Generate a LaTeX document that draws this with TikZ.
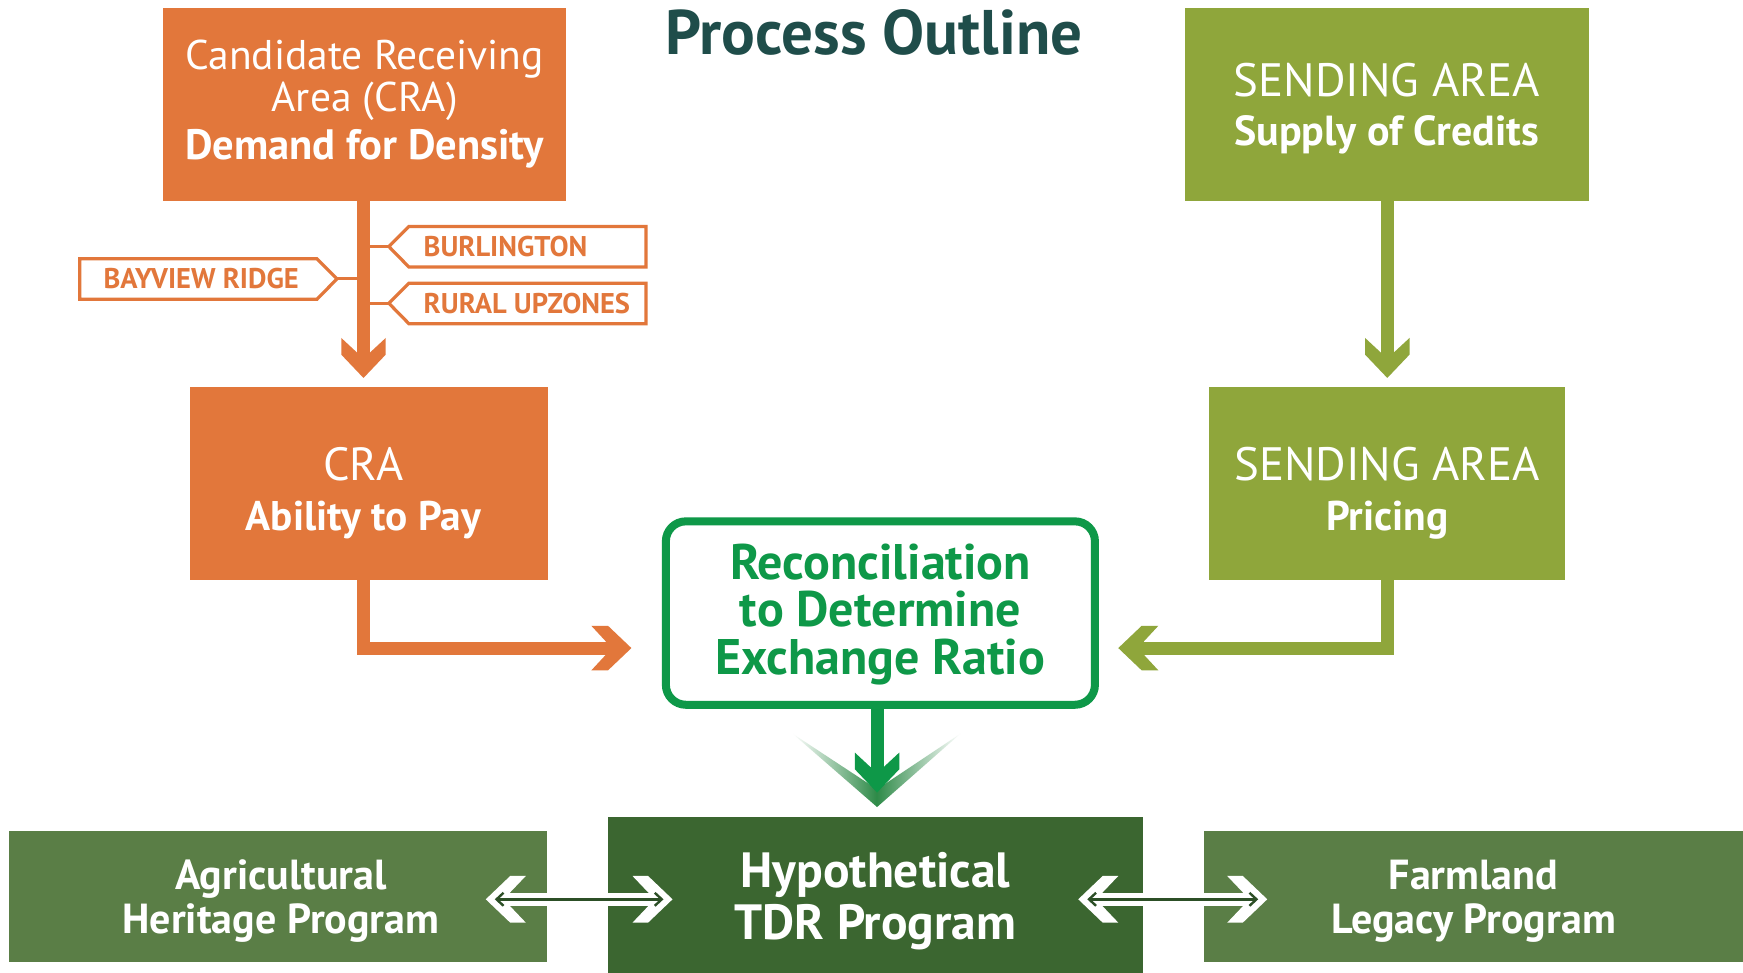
\documentclass[tikz,border=0pt]{standalone}
\usepackage{fontspec}
\setmainfont{PT Sans}
\usetikzlibrary{fit,arrows.meta}
\definecolor{craorange}{HTML}{E2773B}
\definecolor{sendolive}{HTML}{8FA63B}
\definecolor{recgreen}{HTML}{0E9848}
\definecolor{vgreen}{HTML}{2E8A48}
\definecolor{tdrgreen}{HTML}{3B6630}
\definecolor{progreen}{HTML}{5A7E46}
\definecolor{titleteal}{HTML}{1F4D4A}
\definecolor{rimgreen}{HTML}{2C4F26}
\newcommand\setfs[1]{\fontsize{#1}{#1}\selectfont}
\tikzset{
  panel/.style={inner sep=0pt},
  boxtext/.style={inner sep=0pt, text=white, align=center},
  tagbody/.style={inner sep=0pt},
  tagtext/.style={inner sep=0pt, text=craorange, font=\setfs{28.5}\bfseries},
  tagline/.style={draw=craorange, line width=3.2pt, line join=miter},
  tick/.style={craorange, line width=3.2pt},
  shaft/.style={line width=13pt, line join=miter, shorten >=22pt},
  duoshaft/.style={white, line width=13pt, shorten <=18pt, shorten >=18pt},
  duorim/.style={rimgreen, line width=2.4pt,
    {Straight Barb[length=7pt,width=13pt]}-{Straight Barb[length=7pt,width=13pt]},
    shorten <=9pt, shorten >=9pt},
  bighead/.pic={\fill[#1] (0,0) -- (-21,20) -- (-36,20) -- (-23,6) -- (-23,-6) -- (-36,-20) -- (-21,-20) -- cycle;},
  duohead/.pic={\fill[white] (0,0) -- (-22,21) -- (-36,21) -- (-16,0) -- (-36,-21) -- (-22,-21) -- cycle;},
}
\begin{document}
\begin{tikzpicture}[x=1.1116pt, y=-1.1116pt]
\useasboundingbox (0,0) rectangle (1568,875);
\fill[white] (0,0) rectangle (1568,875);

% title
\node[font=\setfs{63}\bfseries, text=titleteal] (title) at (786,29) {Process Outline};

% panels
\node[panel, fill=craorange, fit={(147,7)(509,181)}] (cra) {};
\node[panel, fill=sendolive, fit={(1066,7)(1429,181)}] (send) {};
\node[panel, fill=craorange, fit={(171,348)(493,522)}] (ability) {};
\node[panel, fill=sendolive, fit={(1088,348)(1408,522)}] (pricing) {};
\node[panel, draw=recgreen, line width=8pt, rounded corners=20pt, fit={(599,469)(985,634)}] (recon) {};
\node[panel, fill=tdrgreen, fit={(547,735)(1028,875)}] (tdr) {};
\node[panel, fill=progreen, fit={(8,748)(492,865)}] (agri) {};
\node[panel, fill=progreen, fit={(1083,748)(1568,865)}] (farm) {};

% arrow tips
\coordinate (craTip) at (327,340);
\coordinate (sendTip) at (1248,340);
\coordinate (orTip) at (568,583);
\coordinate (olTip) at (1006,583);
\coordinate (recTip) at (789,713);

% panel texts
\node[boxtext, font=\fontsize{41.5}{42}\selectfont] (craText) at (cra)
  {{\setfs{41.5}Candidate Receiving}\\{\setfs{41.5}Area (CRA)}\\[6pt]{\setfs{42.5}\bfseries Demand for Density}};
\node[boxtext, font=\fontsize{44}{48.5}\selectfont, yshift=-4pt] (sendText) at (send)
  {{\setfs{46.8}SENDING AREA}\\{\setfs{42}\bfseries Supply of Credits}};
\node[boxtext, font=\fontsize{44}{49.5}\selectfont, yshift=-9.5pt] (abilityText) at (ability -| craTip)
  {{\setfs{46.5}CRA}\\{\setfs{41.4}\bfseries Ability to Pay}};
\node[boxtext, font=\fontsize{44}{49.5}\selectfont, yshift=-9.5pt] (pricingText) at (pricing)
  {{\setfs{46.8}SENDING AREA}\\{\setfs{41.5}\bfseries Pricing}};
\node[boxtext, text=recgreen, font=\fontsize{50}{47.5}\selectfont\bfseries, yshift=-1pt] (reconText) at (recon)
  {Reconciliation\\to Determine\\Exchange Ratio};
\node[boxtext, font=\fontsize{49.5}{51.5}\selectfont\bfseries, yshift=-6.5pt] (tdrText) at (tdr)
  {Hypothetical\\TDR Program};
\node[boxtext, font=\fontsize{42}{44.5}\selectfont\bfseries, yshift=-4.5pt, xshift=3pt] (agriText) at (agri)
  {Agricultural\\Heritage Program};
\node[boxtext, font=\fontsize{42}{44.5}\selectfont\bfseries, yshift=-4.5pt] (farmText) at (farm)
  {Farmland\\Legacy Program};

% demand arrow with receiving-area tags
\draw[shaft, craorange] (cra.south -| craTip) -- (craTip);
\pic[rotate=-90] at (craTip) {bighead=craorange};

\node[tagbody, fit={(368,204)(581,240)}] (burl) {};
\node[tagbody, fit={(368,255)(581,291)}] (rural) {};
\node[tagbody, fit={(72,233)(285,269)}] (bay) {};
\node[tagtext, anchor=west] (burlText) at (381,222) {BURLINGTON};
\node[tagtext, anchor=west] (ruralText) at (381,273) {RURAL UPZONES};
\node[tagtext] (bayText) at (181,251) {BAYVIEW RIDGE};
\draw[tagline] (burl.north east) -- (burl.north west) -- ++(-18,18) coordinate (burlTip)
  -- (burl.south west) -- (burl.south east) -- cycle;
\draw[tagline] (rural.north east) -- (rural.north west) -- ++(-18,18) coordinate (ruralTip)
  -- (rural.south west) -- (rural.south east) -- cycle;
\draw[tagline] (bay.north west) -- (bay.north east) -- ++(18,18) coordinate (bayTip)
  -- (bay.south east) -- (bay.south west) -- cycle;
\draw[tick] (burlTip) -- (burlTip -| craTip);
\draw[tick] (ruralTip) -- (ruralTip -| craTip);
\draw[tick] (bayTip) -- (bayTip -| craTip);

% supply arrow
\draw[shaft, sendolive] (send.south -| sendTip) -- (sendTip);
\pic[rotate=-90] at (sendTip) {bighead=sendolive};

% arrows into the reconciliation
\draw[shaft, craorange] (ability.south -| craTip) |- (orTip);
\pic at (orTip) {bighead=craorange};
\draw[shaft, sendolive] (pricing.south -| sendTip) |- (olTip);
\pic[rotate=180] at (olTip) {bighead=sendolive};

% result arrow with soft chevron behind it
\shade[left color=white, right color=white, middle color=vgreen]
  (713,660) -- (789,710) -- (864,660) -- (789,726) -- cycle;
\draw[shaft, recgreen] (recon.south -| recTip) -- (recTip);
\pic[rotate=-90] at (recTip) {bighead=recgreen};

% two-way links between programmes
\coordinate (d1L) at (437,809);
\coordinate (d1R) at (605,809);
\coordinate (d2L) at (970,809);
\coordinate (d2R) at (1140,809);
\draw[duoshaft] (d1L) -- (d1R);
\pic at (d1R) {duohead};
\pic[rotate=180] at (d1L) {duohead};
\draw[duorim] (d1L) -- (d1R);
\draw[duoshaft] (d2L) -- (d2R);
\pic at (d2R) {duohead};
\pic[rotate=180] at (d2L) {duohead};
\draw[duorim] (d2L) -- (d2R);
\end{tikzpicture}
\end{document}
**********
YOUR TASK:
Find all lines where the word "with" appears. Copy them.

RESULT OF THE EXERCISE:
Generate a LaTeX document that draws this with TikZ.
% demand arrow with receiving-area tags
% result arrow with soft chevron behind it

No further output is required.